@Max_S: what’s a “basic right” in your mind?
If it’s equivalent to “those rights enshrined in our constitution that can only be amended by the following difficult process …”, then the flip-flopping of the populace and the party in power isn’t operational. While in power, neither side can muster the political horsepower to change the status quo. Whether that is to add a new basic right or to remove an existing one. They can talk about it as a logical possibility, but they can’t do it as a practical political possibility.
OTOH, if a “basic right” isn’t so basic, and is instead created merely by legislative (or judicial) fiat, then yes, that can flip-flop with the party in power as you say. But ISTM at that point you’re not looking at a truly “basic” right within the definition of your political system. It’s merely a desirable thing, or maybe called a “right” for salesmanship reasons. IOW, there cannot simultaneously be both a “right to life” and a “right to choose”. One or the other of those is not a right.
So in effect, your question turns on these points: Looking forward, how good of a constitution can your society write? Looking backwards, how good of a constitution did your society write?
The US constitution, as was discussed ad nauseum in the thread that spawned this one, has some very good ideas and some rather poor ones. And, after the original Bill of Rights amendment, has only barely been tinkered with, for good or for ill.
Ref the learned @Northern_Piper’s superb post just above yours, many Western democracies have more enlightened constitutions than the USA does. Their constitution writers settled the question of “basic rights” a couple hundred years after the USA did and in a more expansive manner. And their polities seem happy with that settled standard. Largely IMO as a result of having grown up with it.
One of the big challenges all Americans are wrestling with right now is that our system was not designed against the possibility of nihilist vandals at the helm who are supported by a substantial fraction of the political class and the populace.

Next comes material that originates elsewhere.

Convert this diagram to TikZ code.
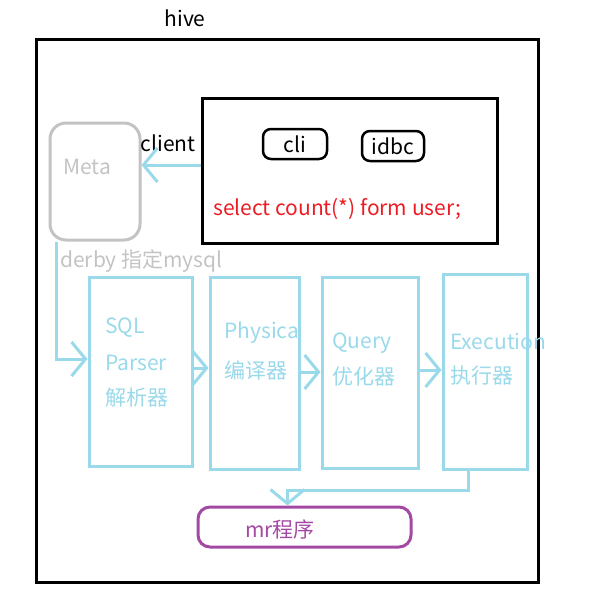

Our system (checks and balances, impeachment, and all the rest) was designed to stop a small fraction of “bad apples” who were seen as bad apples by the rest of the political class and the populace.
As I said way upthread, trying to alter the rules of the game while the current rules are already being ignored with not only impunity, but to widespread applause, is a sterile academic exercise at best and a foolish direct route to enshrining tyranny at worst.
Witness countless examples in the history of the last ~1000 years, starting perhaps with Cromwell and leading up to current Duterte & Erdogan & perhaps Trump, I don’t believe a democratic system can be built that withstands simultaneous assault by the leadership and the followership.